You were ready. You rehearsed. You even practiced in front of your dog. And yet, there you stood, as the energy of your audience slowly started to fade.

It’s happened to just about everyone, at some point. We misread a room, we don’t have proper context for who presented before us on that stage, or what else was on the mind of that potential donor. Perhaps we were simply so focused on delivering our own presentation that we failed to give our audience any good chance to enter into conversation with us.

As presenters, we’ve got 30 seconds (or less) to make a first impression. That first 30 seconds cements the tone of the entire presentation. If you don’t connect with your audience then, you’re likely not going to.

There’s a technique we teach at C.Fox; the same technique proven by the very best presenters in the world. And it’s guaranteed to change the way you think about opening your next presentation.

Rather than eking your way through every performance, use a little trick that makes connecting with your audience in that first 30 seconds incredibly sticky.

Ask a question.

Before your name. Before your opening remarks. Before your title slide. Ask a question.

So many presenters think the way to drive engagement right from the start is to tell a story. And they are halfway correct. Yes, storytelling is a powerful device. But, what many people fail to realize is that just diving into a story, no matter how compelling, doesn’t allow your audience a very good chance to become active listeners.
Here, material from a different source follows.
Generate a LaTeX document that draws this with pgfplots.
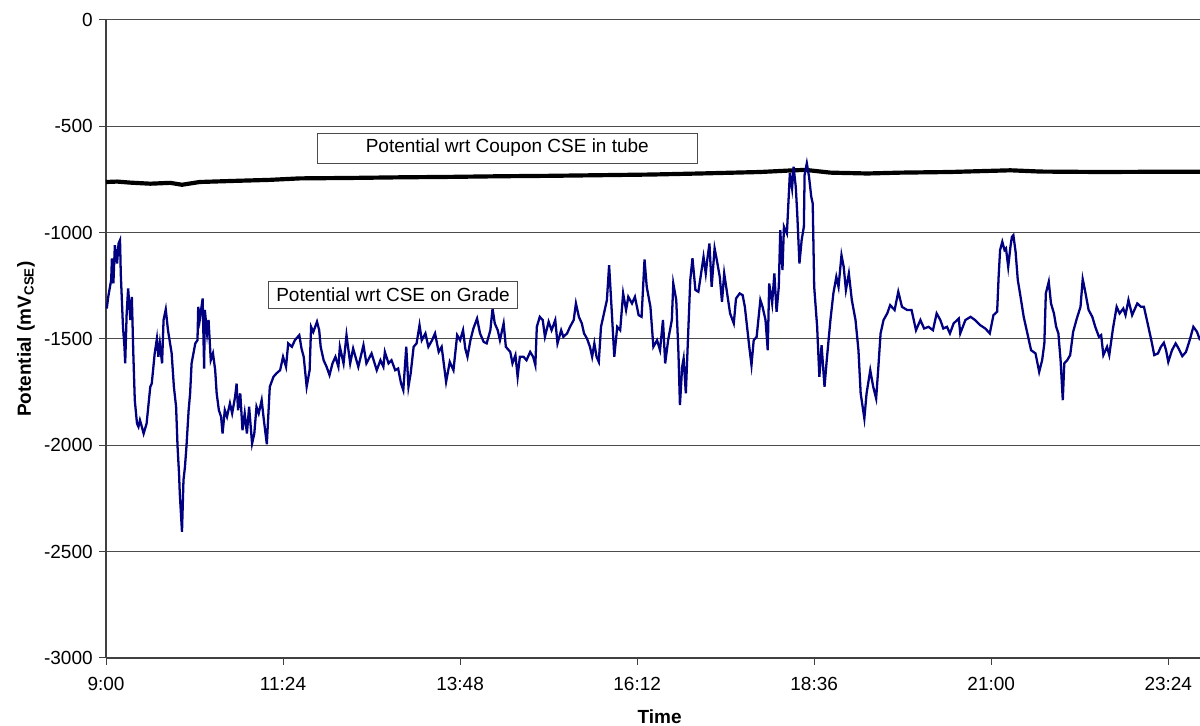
\documentclass[border=0pt]{standalone}
\usepackage{fontspec}
\setmainfont{Liberation Sans}
\usepackage{pgfplots}
\pgfplotsset{compat=1.18}

% potential wrt CSE on grade (hours, mV)
\newcommand{\gradedata}{
(9.01,-1357) (9.03,-1302) (9.07,-1223) (9.08,-1121) (9.10,-1239) (9.12,-1059) (9.15,-1145) (9.17,-1051)
(9.19,-1035) (9.20,-1192) (9.23,-1443) (9.25,-1537) (9.26,-1615) (9.28,-1380) (9.30,-1262) (9.33,-1411)
(9.35,-1302) (9.37,-1568) (9.39,-1788) (9.42,-1898) (9.44,-1913) (9.46,-1882) (9.48,-1906) (9.51,-1945)
(9.55,-1898) (9.60,-1725) (9.62,-1710) (9.66,-1568) (9.69,-1498) (9.71,-1584) (9.73,-1521) (9.76,-1615)
(9.78,-1411) (9.81,-1361) (9.84,-1459) (9.89,-1568) (9.92,-1725) (9.95,-1819) (9.97,-2008) (9.99,-2133)
(10.00,-2227) (10.03,-2407) (10.05,-2164) (10.07,-2102) (10.09,-2008) (10.12,-1835) (10.14,-1756) (10.16,-1615)
(10.21,-1521) (10.24,-1506) (10.25,-1349) (10.27,-1411) (10.31,-1310) (10.33,-1639) (10.34,-1364) (10.37,-1474)
(10.39,-1411) (10.42,-1600) (10.45,-1568) (10.48,-1647) (10.50,-1756) (10.53,-1835) (10.56,-1866) (10.58,-1945)
(10.61,-1835) (10.64,-1866) (10.68,-1803) (10.71,-1850) (10.75,-1772) (10.77,-1710) (10.79,-1835) (10.82,-1756)
(10.85,-1929) (10.88,-1850) (10.91,-1945) (10.94,-1819) (10.98,-1992) (11.01,-1945) (11.04,-1819) (11.07,-1850)
(11.11,-1788) (11.14,-1882) (11.18,-1995) (11.22,-1725) (11.27,-1678) (11.31,-1662) (11.36,-1647) (11.40,-1584)
(11.44,-1631) (11.47,-1521) (11.52,-1537) (11.56,-1506) (11.62,-1482) (11.65,-1545) (11.68,-1584) (11.72,-1725)
(11.76,-1647) (11.78,-1443) (11.81,-1467) (11.86,-1419) (11.89,-1459) (11.91,-1537) (11.95,-1600) (11.99,-1631)
(12.03,-1670) (12.07,-1615) (12.11,-1584) (12.15,-1631) (12.17,-1537) (12.22,-1615) (12.26,-1482) (12.31,-1615)
(12.35,-1545) (12.42,-1631) (12.49,-1529) (12.53,-1615) (12.60,-1568) (12.67,-1647) (12.72,-1600) (12.76,-1631)
(12.78,-1561) (12.83,-1615) (12.87,-1600) (12.92,-1647) (12.96,-1639) (13.00,-1710) (13.03,-1741) (13.07,-1537)
(13.10,-1725) (13.13,-1662) (13.17,-1537) (13.21,-1521) (13.25,-1435) (13.28,-1506) (13.33,-1474) (13.37,-1537)
(13.42,-1506) (13.46,-1474) (13.51,-1561) (13.55,-1537) (13.61,-1702) (13.66,-1608) (13.71,-1647) (13.76,-1482)
(13.80,-1506) (13.84,-1459) (13.87,-1545) (13.90,-1584) (13.94,-1506) (13.98,-1451) (14.03,-1404) (14.07,-1474)
(14.12,-1514) (14.16,-1521) (14.21,-1459) (14.24,-1357) (14.27,-1427) (14.31,-1459) (14.34,-1506) (14.39,-1427)
(14.42,-1537) (14.48,-1561) (14.51,-1615) (14.55,-1576) (14.58,-1678) (14.61,-1584) (14.66,-1584) (14.70,-1600)
(14.75,-1561) (14.79,-1584) (14.82,-1623) (14.84,-1443) (14.88,-1396) (14.92,-1411) (14.95,-1490) (15.00,-1419)
(15.04,-1459) (15.09,-1411) (15.12,-1521) (15.17,-1459) (15.20,-1490) (15.25,-1474) (15.29,-1443) (15.34,-1411)
(15.37,-1333) (15.41,-1396) (15.45,-1427) (15.48,-1474) (15.52,-1498) (15.56,-1537) (15.59,-1584) (15.62,-1521)
(15.65,-1584) (15.68,-1608) (15.71,-1443) (15.74,-1396) (15.79,-1317) (15.82,-1153) (15.86,-1396) (15.89,-1584)
(15.93,-1443) (15.97,-1459) (16.01,-1286) (16.05,-1364) (16.08,-1302) (16.13,-1333) (16.17,-1302) (16.22,-1388)
(16.26,-1396) (16.30,-1126) (16.33,-1255) (16.38,-1349) (16.42,-1537) (16.47,-1506) (16.51,-1553) (16.55,-1411)
(16.58,-1615) (16.62,-1506) (16.67,-1411) (16.69,-1239) (16.73,-1317) (16.76,-1568) (16.78,-1811) (16.81,-1631)
(16.83,-1592) (16.86,-1756) (16.89,-1490) (16.92,-1223) (16.95,-1121) (16.99,-1270) (17.03,-1278) (17.06,-1208)
(17.10,-1114) (17.13,-1192) (17.15,-1129) (17.18,-1051) (17.21,-1255) (17.25,-1074) (17.28,-1129) (17.32,-1208)
(17.35,-1325) (17.38,-1192) (17.42,-1286) (17.46,-1380) (17.51,-1427) (17.54,-1310) (17.59,-1286) (17.63,-1294)
(17.66,-1349) (17.70,-1474) (17.72,-1537) (17.75,-1623) (17.78,-1506) (17.82,-1490) (17.87,-1317) (17.90,-1349)
(17.94,-1411) (17.97,-1553) (17.99,-1239) (18.03,-1333) (18.06,-1192) (18.09,-1372) (18.12,-1255) (18.14,-988)
(18.17,-1176) (18.19,-972) (18.23,-1004) (18.25,-863) (18.27,-721) (18.30,-792) (18.32,-690) (18.35,-784)
(18.37,-910) (18.40,-1145) (18.43,-1035) (18.46,-972) (18.47,-729) (18.50,-674) (18.53,-737) (18.56,-831)
(18.58,-863) (18.60,-1255) (18.64,-1443) (18.67,-1678) (18.70,-1529) (18.74,-1725) (18.77,-1600) (18.82,-1411)
(18.86,-1286) (18.90,-1208) (18.93,-1255) (18.97,-1106) (19.00,-1161) (19.03,-1270) (19.07,-1192) (19.11,-1317)
(19.16,-1411) (19.20,-1553) (19.23,-1756) (19.28,-1874) (19.31,-1756) (19.36,-1647) (19.40,-1725) (19.44,-1780)
(19.47,-1631) (19.50,-1474) (19.54,-1411) (19.59,-1380) (19.63,-1341) (19.69,-1364) (19.74,-1278) (19.79,-1349)
(19.86,-1364) (19.92,-1364) (19.98,-1459) (20.04,-1411) (20.09,-1451) (20.15,-1443) (20.21,-1459) (20.26,-1380)
(20.31,-1411) (20.35,-1451) (20.40,-1443) (20.44,-1474) (20.49,-1427) (20.56,-1404) (20.58,-1474) (20.65,-1411)
(20.72,-1396) (20.78,-1411) (20.85,-1435) (20.92,-1451) (20.98,-1474) (21.03,-1388) (21.08,-1372) (21.10,-1208)
(21.12,-1082) (21.15,-1043) (21.18,-1082) (21.20,-1074) (21.23,-1161) (21.26,-1067) (21.28,-1020) (21.30,-1012)
(21.33,-1090) (21.36,-1223) (21.39,-1286) (21.44,-1396) (21.50,-1490) (21.54,-1553) (21.60,-1568) (21.65,-1655)
(21.69,-1600) (21.72,-1521) (21.74,-1286) (21.78,-1231) (21.81,-1333) (21.85,-1380) (21.88,-1443) (21.91,-1474)
(21.94,-1600) (21.97,-1788) (21.99,-1615) (22.03,-1600) (22.07,-1576) (22.11,-1467) (22.16,-1404) (22.21,-1349)
(22.24,-1219) (22.27,-1270) (22.32,-1364) (22.37,-1396) (22.41,-1443) (22.46,-1490) (22.49,-1482) (22.52,-1576)
(22.57,-1537) (22.60,-1576) (22.65,-1451) (22.70,-1349) (22.74,-1380) (22.79,-1357) (22.82,-1388) (22.86,-1317)
(22.91,-1388) (22.94,-1364) (22.98,-1333) (23.03,-1349) (23.07,-1349) (23.12,-1427) (23.17,-1506) (23.21,-1576)
(23.26,-1568) (23.30,-1537) (23.34,-1518) (23.37,-1553) (23.40,-1608) (23.45,-1553) (23.50,-1521) (23.54,-1545)
(23.59,-1581) (23.64,-1561) (23.69,-1506) (23.74,-1443) (23.79,-1467) (23.83,-1506)
}

\begin{document}
\begin{tikzpicture}
\begin{axis}[
    name=ax,
    scale only axis,
    width=575.8pt, height=335.8pt,
    xmin=9, xmax=23.83,
    ymin=-3000, ymax=0,
    axis lines=left,
    axis line style={-, black!75, line width=0.7pt},
    xtick={9,11.4,13.8,16.2,18.6,21,23.4},
    xticklabels={9:00,11:24,13:48,16:12,18:36,21:00,23:24},
    ytick={-3000,-2500,-2000,-1500,-1000,-500,0},
    yticklabels={-3000,-2500,-2000,-1500,-1000,-500,0},
    xticklabel style={yshift=-3pt},
    tick align=outside,
    major tick length=3.5pt,
    tick style={black!75, line width=0.5pt},
    ymajorgrids,
    grid style={black!70, line width=0.5pt},
    xlabel={\textbf{Time}},
    xlabel style={at={(ticklabel cs:0.506)}, yshift=-3.5pt},
    ylabel={\textbf{Potential (mV\textsubscript{CSE})}},
    ylabel style={yshift=-2pt},
    clip=false,
]
% potential wrt coupon CSE in tube
\addplot[black, line width=2.2pt] coordinates {
(9.00,-762) (9.15,-760) (9.33,-765) (9.60,-770) (9.87,-766) (10.03,-775) (10.27,-762) (10.72,-757)
(11.22,-752) (11.63,-745) (12.31,-743) (12.99,-740) (13.66,-738) (14.34,-735) (15.02,-733) (15.70,-730)
(16.38,-727) (17.05,-722) (17.87,-715) (18.27,-708) (18.48,-705) (18.61,-710) (18.82,-718) (19.32,-722)
(19.77,-718) (20.44,-715) (21.26,-707) (21.67,-713) (22.48,-715) (23.16,-714) (23.83,-714)
};
\addplot[color={rgb,255:red,0;green,0;blue,128}, line width=1.2pt] coordinates {\gradedata};
\node[draw=black!70, fill=white, minimum width=200pt, minimum height=15.8pt, inner sep=0pt]
    at (axis cs:14.44,-602) {Potential wrt Coupon CSE in tube};
\node[draw=black!70, fill=white, minimum width=131pt, minimum height=14.4pt, inner sep=0pt]
    at (axis cs:12.89,-1292) {Potential wrt CSE on Grade};
\end{axis}
\pgfresetboundingbox
\path[use as bounding box] ([xshift=-55.8pt,yshift=-35.8pt]ax.south west) rectangle ([yshift=10.5pt]ax.north east);
\end{tikzpicture}
\end{document}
Opening with a question, like “Do you have kids?”, “Have you ever gone to bed hungry”, or “When’s the last time you went 24 hours without a phone?” gets your audience immediately and personally engaged in what you have to say.

The best presentations put the audience first. And that’s exactly where you want them as you lay out your case and deliver your call to action. Opening questions invite in, rather than tune out, your audience right from the start – which is unfortunately what happens when you lead with a slide “About Us”. (The fastest way, in fact, to lose your audience.)

So, as you gear up for that next donor pitch or presentation—as you practice your anecdote and prepare in front of your dog—consider starting with a question, and prepare to feel that room stick with you.